PARADISE, Nev. — Gio Reyna sauntered toward the ball and changed the 2023 CONCACAF Nations League final with one sweep of his right boot.

For months, he’d been the most enigmatic, controversial U.S. men’s national team player. For 72 hours, he’d been the heightened center of attention after the coach he clashed with, and whom his parents tried to bring down, regained the USMNT job. Amid the cacophonous external noise, Reyna has stayed quiet.

But when he stepped onto pristine soccer fields this week in Vegas, he came alive. On Sunday, he showed why he’s such an integral piece of the USMNT’s future. He dished two assists and conducted a 2-0 victory over Canada, which earned the U.S. a second consecutive Nations League title.

With hair bleached blond and swagger oozing, Reyna pulled strings from his midfield position with remarkable ease. He spun Canadian counterparts in circles. He directed traffic with his hands, eyes and precocious footballing brain.

And he unlocked a somewhat bolted game, first with a skill that the USMNT had sorely missed in his absence. He served an out-swinging corner up to a perfect far-post location, and Chris Richards attacked it with gusto.

The U.S., even with physical prowess littered across the field, had been frustratingly impotent on corners and free kicks in 2022. Gregg Berhalter, the rehired coach who'd largely opted against playing an oft-injured Reyna, admitted as much Friday, when asked for his reflections on the previous four years.

"I didn't think we were good enough on attacking set pieces in the last World Cup, that's definitely an area of opportunity," Berhalter said.

Less than 60 hours later, Reyna provided the instant solution. His deliveries were often majestic, far more precise than Christian Pulisic's ever are. Even from dead balls near midfield, Reyna waved his teammates forward, and lofted diagonals that led to half-chances.

But he also conjured magic from open play. On 34 minutes, he sprung forward onto a Tim Weah header, and thousands inside Allegiant Stadium rose, expecting Reyna to shoot. Instead, he slid a flawlessly timed through-ball to Folarin Balogun, who held off a defender and stung the back of the net, for his first USMNT goal.

From there, Reyna began feeling himself. He'd spent much of Thursday's win over Mexico feeling his way into the game, but not anymore. Now he was in rhythm, thinking a step ahead of his 21 peers. He made passes because he'd already seen the subsequent pass. He drifted in and out of spaces, from midfield out to the left touchline, then back inside to the right. He floated with a freedom that Berhalter rarely afforded him.

And he offered precisely what this USMNT had so often lacked under Berhalter, who'd preferred a ferocious, athletic "MMA" midfield — Yunus Musah, Weston McKennie and Tyler Adams. They'd provided structure and defensive shields, combativeness and control, but only limited creativity going forward.
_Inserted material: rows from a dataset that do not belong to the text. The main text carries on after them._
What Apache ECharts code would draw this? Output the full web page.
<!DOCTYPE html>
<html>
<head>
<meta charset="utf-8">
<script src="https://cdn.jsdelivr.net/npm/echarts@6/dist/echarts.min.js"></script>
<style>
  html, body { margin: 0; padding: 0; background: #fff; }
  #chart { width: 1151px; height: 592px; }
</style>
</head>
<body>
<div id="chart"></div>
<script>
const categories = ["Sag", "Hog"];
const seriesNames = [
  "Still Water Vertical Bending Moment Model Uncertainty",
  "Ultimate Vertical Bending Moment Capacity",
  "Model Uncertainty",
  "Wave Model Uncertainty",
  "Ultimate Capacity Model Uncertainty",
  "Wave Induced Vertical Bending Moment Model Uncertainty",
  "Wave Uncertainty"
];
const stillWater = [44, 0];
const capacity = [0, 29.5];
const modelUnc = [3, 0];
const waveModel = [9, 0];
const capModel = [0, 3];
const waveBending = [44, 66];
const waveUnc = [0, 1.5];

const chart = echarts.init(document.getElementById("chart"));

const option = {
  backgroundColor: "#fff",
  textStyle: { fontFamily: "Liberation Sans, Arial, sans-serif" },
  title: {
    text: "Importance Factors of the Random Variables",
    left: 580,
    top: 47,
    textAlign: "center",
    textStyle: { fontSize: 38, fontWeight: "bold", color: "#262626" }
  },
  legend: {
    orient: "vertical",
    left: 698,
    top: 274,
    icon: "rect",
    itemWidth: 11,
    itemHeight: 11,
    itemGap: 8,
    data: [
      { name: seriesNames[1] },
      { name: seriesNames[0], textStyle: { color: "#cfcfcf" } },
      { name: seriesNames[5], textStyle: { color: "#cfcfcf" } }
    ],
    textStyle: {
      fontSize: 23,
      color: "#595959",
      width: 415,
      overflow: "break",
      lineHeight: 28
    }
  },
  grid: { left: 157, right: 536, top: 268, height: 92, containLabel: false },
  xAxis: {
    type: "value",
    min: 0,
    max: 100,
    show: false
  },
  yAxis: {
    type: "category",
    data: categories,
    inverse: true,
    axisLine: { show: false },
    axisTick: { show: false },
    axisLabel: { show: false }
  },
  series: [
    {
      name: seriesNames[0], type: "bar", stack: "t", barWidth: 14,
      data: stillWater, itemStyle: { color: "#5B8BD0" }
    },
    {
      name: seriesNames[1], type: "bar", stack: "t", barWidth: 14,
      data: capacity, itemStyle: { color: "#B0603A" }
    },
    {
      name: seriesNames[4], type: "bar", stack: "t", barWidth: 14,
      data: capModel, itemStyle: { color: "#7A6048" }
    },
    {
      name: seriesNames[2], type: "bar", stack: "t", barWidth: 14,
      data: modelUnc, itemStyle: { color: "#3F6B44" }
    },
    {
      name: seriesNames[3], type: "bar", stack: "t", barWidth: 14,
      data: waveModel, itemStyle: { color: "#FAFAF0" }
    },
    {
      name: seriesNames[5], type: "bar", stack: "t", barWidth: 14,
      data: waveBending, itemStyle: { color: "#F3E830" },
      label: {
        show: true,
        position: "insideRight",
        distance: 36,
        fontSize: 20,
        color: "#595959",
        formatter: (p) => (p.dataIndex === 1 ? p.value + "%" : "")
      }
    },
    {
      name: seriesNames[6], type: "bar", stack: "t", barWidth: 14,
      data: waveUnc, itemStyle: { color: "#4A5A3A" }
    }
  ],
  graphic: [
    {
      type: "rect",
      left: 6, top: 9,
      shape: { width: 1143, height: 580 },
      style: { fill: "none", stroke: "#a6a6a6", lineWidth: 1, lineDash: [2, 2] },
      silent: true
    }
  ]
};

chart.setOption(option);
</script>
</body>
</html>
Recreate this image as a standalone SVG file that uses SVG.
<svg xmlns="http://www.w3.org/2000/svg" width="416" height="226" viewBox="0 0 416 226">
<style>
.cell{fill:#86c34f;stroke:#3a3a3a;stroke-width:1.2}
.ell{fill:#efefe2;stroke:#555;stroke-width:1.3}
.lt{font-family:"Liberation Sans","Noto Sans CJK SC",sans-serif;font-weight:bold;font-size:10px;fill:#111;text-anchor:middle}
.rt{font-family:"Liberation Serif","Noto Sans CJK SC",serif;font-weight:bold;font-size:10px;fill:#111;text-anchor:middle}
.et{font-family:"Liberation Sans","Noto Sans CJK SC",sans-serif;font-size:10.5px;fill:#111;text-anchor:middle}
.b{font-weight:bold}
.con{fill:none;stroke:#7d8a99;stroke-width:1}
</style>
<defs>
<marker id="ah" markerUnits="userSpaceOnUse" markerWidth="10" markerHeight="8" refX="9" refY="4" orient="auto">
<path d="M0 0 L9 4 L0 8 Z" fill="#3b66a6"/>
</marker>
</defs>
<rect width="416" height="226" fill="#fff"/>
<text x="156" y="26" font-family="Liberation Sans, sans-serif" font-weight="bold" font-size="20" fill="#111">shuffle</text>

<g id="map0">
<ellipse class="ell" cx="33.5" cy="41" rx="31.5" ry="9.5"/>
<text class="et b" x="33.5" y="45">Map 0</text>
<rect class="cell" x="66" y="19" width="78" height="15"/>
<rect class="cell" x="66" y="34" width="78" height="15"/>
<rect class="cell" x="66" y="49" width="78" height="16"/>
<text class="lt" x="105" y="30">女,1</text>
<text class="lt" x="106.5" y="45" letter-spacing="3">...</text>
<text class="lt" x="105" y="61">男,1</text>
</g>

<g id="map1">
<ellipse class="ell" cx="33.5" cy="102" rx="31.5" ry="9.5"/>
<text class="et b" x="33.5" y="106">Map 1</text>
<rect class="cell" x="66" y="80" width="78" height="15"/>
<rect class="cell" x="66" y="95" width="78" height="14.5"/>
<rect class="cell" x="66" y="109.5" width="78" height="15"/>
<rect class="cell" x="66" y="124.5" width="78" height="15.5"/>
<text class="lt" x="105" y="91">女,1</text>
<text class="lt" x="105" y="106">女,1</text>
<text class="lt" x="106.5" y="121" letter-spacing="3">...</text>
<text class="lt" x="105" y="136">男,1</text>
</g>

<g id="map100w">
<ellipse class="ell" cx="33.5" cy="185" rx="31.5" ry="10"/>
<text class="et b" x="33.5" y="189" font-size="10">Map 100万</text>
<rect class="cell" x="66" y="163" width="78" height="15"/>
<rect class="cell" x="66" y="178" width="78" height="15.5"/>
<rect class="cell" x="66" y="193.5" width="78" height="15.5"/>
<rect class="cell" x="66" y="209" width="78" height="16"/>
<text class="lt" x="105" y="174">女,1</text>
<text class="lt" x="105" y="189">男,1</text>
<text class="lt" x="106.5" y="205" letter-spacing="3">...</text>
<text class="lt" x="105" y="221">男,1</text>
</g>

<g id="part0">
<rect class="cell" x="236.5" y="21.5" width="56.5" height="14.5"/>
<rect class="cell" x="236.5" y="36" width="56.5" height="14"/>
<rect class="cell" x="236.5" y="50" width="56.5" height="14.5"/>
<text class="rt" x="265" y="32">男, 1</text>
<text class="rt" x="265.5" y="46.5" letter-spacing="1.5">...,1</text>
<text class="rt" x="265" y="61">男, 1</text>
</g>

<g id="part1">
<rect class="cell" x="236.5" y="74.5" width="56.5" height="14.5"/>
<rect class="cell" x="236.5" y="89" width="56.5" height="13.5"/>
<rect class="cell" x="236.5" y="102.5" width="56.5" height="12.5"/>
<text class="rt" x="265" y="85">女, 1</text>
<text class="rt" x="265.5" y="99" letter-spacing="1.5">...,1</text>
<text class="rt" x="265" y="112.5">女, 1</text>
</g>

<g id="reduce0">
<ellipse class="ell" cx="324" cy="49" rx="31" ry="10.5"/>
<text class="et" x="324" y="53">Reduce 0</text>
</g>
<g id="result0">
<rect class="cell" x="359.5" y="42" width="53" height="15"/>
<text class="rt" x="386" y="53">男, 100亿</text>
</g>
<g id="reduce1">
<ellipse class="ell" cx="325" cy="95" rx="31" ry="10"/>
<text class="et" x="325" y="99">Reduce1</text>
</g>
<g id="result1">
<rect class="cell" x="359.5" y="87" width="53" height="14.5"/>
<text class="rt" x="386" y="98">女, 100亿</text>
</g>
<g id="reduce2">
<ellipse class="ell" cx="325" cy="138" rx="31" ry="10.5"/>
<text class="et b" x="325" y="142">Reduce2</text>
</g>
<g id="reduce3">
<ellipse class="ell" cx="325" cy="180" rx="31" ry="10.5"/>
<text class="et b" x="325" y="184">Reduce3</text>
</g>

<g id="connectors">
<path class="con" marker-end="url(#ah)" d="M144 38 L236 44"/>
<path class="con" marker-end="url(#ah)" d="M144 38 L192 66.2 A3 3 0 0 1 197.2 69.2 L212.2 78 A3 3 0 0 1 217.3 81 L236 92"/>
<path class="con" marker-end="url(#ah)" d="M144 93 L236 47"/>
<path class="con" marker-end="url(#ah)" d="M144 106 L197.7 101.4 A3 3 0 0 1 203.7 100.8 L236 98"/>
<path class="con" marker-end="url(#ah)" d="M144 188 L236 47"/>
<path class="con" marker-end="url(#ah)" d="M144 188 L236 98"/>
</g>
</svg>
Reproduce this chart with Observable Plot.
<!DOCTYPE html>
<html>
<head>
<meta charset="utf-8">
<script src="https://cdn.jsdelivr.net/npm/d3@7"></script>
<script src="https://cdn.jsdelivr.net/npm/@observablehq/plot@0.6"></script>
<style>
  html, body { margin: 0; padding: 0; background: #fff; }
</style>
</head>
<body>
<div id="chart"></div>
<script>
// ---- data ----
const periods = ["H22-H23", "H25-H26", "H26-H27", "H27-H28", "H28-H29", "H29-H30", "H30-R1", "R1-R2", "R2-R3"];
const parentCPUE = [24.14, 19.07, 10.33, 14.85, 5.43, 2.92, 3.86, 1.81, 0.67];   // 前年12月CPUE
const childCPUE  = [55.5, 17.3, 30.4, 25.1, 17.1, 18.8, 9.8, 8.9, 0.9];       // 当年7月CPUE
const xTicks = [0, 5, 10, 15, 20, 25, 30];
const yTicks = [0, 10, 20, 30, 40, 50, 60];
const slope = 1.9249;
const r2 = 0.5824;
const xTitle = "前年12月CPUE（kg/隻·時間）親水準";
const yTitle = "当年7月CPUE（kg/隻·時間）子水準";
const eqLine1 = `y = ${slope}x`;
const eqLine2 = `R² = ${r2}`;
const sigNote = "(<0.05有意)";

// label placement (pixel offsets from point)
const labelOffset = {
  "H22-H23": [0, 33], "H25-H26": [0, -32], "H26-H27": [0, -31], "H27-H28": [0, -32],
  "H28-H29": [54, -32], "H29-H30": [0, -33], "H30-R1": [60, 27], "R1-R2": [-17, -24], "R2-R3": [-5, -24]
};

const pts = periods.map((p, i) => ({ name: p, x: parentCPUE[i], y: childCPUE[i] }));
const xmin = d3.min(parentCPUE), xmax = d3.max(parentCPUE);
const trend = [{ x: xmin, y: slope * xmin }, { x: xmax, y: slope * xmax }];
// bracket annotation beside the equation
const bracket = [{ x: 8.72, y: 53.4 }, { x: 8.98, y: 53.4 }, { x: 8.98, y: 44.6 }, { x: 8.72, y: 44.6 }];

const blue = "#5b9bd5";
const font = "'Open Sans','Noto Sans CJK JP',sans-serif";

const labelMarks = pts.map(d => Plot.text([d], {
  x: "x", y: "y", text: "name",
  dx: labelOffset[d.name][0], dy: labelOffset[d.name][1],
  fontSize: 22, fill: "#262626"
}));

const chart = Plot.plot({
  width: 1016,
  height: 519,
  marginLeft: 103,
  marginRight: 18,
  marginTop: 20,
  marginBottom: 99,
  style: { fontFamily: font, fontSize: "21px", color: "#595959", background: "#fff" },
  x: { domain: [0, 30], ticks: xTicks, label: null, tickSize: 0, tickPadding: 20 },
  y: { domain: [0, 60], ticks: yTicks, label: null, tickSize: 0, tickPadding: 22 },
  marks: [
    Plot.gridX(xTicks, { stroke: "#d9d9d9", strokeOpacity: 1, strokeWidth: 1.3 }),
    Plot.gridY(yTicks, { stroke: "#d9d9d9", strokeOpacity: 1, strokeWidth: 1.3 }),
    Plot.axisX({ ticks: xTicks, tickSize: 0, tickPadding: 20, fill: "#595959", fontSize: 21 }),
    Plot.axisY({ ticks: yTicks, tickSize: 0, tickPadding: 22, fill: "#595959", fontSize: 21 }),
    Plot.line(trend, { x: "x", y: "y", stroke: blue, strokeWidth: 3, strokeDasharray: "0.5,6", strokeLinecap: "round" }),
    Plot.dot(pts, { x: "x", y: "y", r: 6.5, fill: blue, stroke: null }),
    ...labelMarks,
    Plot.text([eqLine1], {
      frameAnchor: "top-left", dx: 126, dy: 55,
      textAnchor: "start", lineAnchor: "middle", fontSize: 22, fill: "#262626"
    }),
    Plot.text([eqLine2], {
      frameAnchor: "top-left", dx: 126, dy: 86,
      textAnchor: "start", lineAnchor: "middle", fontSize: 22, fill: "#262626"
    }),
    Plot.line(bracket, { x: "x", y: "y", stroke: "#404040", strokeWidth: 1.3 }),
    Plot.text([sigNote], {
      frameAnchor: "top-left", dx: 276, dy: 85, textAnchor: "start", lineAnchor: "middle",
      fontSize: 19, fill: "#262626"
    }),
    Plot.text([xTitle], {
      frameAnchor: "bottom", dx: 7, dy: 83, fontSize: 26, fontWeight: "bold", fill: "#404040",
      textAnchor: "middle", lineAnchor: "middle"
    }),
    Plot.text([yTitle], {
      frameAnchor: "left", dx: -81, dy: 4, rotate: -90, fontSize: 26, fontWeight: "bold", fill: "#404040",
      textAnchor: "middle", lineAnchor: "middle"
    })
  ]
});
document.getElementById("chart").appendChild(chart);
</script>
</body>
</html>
Reyna lasted only 45 minutes. He picked up a double-knock late in the first half, which resulted in a calf injury. He hobbled about for the rest of the half, then departed, limping, at halftime.

His teammates, by far the best collection of talent in CONCACAF, and perhaps the best the U.S. has ever seen, took the baton from there. The back four were solid as ever. Weah and Pulisic were active and disciplined, attacking but also controlling Canada's counterattacking threat.

But Reyna had already played his part, the most crucial part.

At just 20 years old, he'd already set a USMNT program record for the most goals and assists in tournament finals, surpassing Landon Donovan and Clint Dempsey.

In those 45 minutes, in a few sparkling moments, in a half-empty stadium, he'd propelled the USMNT to yet another trophy, and cemented his place in this team, coaching friction be damned.

"He's a great player," a champagne-soaked Pulisic said postgame. "And he's gonna help us moving forward. No matter who the coach is."

Berhalter, upon being renamed head coach, acknowledged Friday "that there's work to do" to repair the relationship with Reyna. But he committed to doing that work. Reyna, two days later, showed why Berhalter must.

"I wanna get the best out of him, we wanna get the best out of him," Berhalter said. "And we know that if we can unlock his talents, he's gonna be a game-changer for this program."